Tiphaine Romand-Latapie, autre experte en cybersécurité, en l’occurrence pour le compte de l’entreprise spécialisée Synacktiv, préconise, dans pareil cas, d’alerter aussitôt son conseiller bancaire : « La seule chose que vous pouvez faire, c’est être vigilant, développe-t-elle. Donc c’est surveiller votre compte pour vérifier qu’il n’y ait pas de prélèvements non autorisés. En surveillant tout, même les petits montants. C’est important. Pendant treize mois, vous pouvez y faire opposition et l’argent vous est remis sur votre compte. »

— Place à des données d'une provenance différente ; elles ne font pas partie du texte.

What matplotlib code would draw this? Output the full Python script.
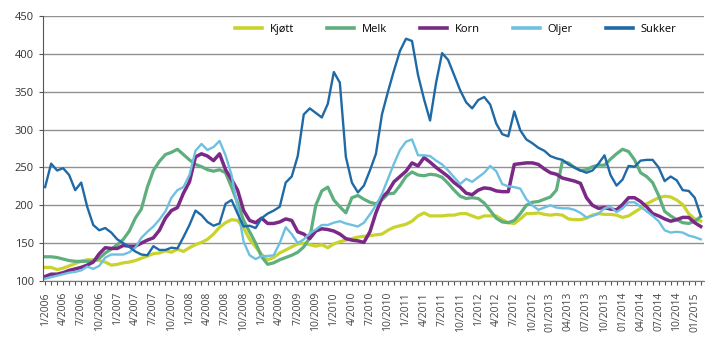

Généralement, ce sont d’autres pirates qui rachètent des données dérobées, pour rentabiliser eux-mêmes l’investissement en exploitant leur contenu. « Au regard du prix de rachat annoncé par l’auteur de la cyberattaque contre Free, il est probable que celui qui a acheté le fichier informatique le conserve pendant un petit moment, précise Baptiste Robert, alias fs0c131y, chercheur en cybersécurité et ‘gentil hacker’, à TF1info . Ensuite, le pirate va les monnayer au détail à d’autres hackers, qui eux-mêmes les revendront à d’autres par la suite. » Si 100.000 de ces données fraîchement volées sont d’ores et déjà accessibles, c’est donc qu’elles avaient probablement fuité par le passé, ce qui leur a fait perdre leur valeur sur ce marché noir 2.0.
Toutes ont vocation à être utilisées pour des tentatives de fraudes, le plus souvent par usurpation d’identité, ou dans le cadre de campagnes d’hameçonnage. « Les pirates vont utiliser les informations bancaires pour personnaliser et rendre leurs tentatives d’escroquerie plus convaincantes, reprend Baptiste Robert. Les gens concernés par une fuite de données vont recevoir des e-mails et des textos les invitant à cliquer sur un lien frauduleux, dans le but de récupérer leurs identifiants et mots de passe, ou d’autres données bancaires. Il faudra redoubler de vigilance. »
Si la Banque de France assure que la fuite de RIB (comprenant notamment l’Iban et le BIC) « n’est pas risquée en soi », car vous devez signer un mandat de prélèvement pour que quelqu’un prélève de l’argent sur votre compte, sachez tout de même qu’un fraudeur peut lui-même s’enregistrer en tant qu’émetteur de prélèvements auprès d’un prestataire de services de paiement, pour ensuite falsifier des mandats de prélèvements vers des Iban obtenus illégalement. L’escroc peut aussi souscrire des abonnements et des services payés par prélèvements. Quoi qu’il en soit, la vigilance paye même dans ces cas-là : chacun dispose d’un délai de huit semaines pour contester tout prélèvement, y compris après usage d’un mandat de prélèvement, et se faire ainsi rembourser, « sans condition », souligne l’Observatoire sur la sécurité des moyens de paiement (OSMP).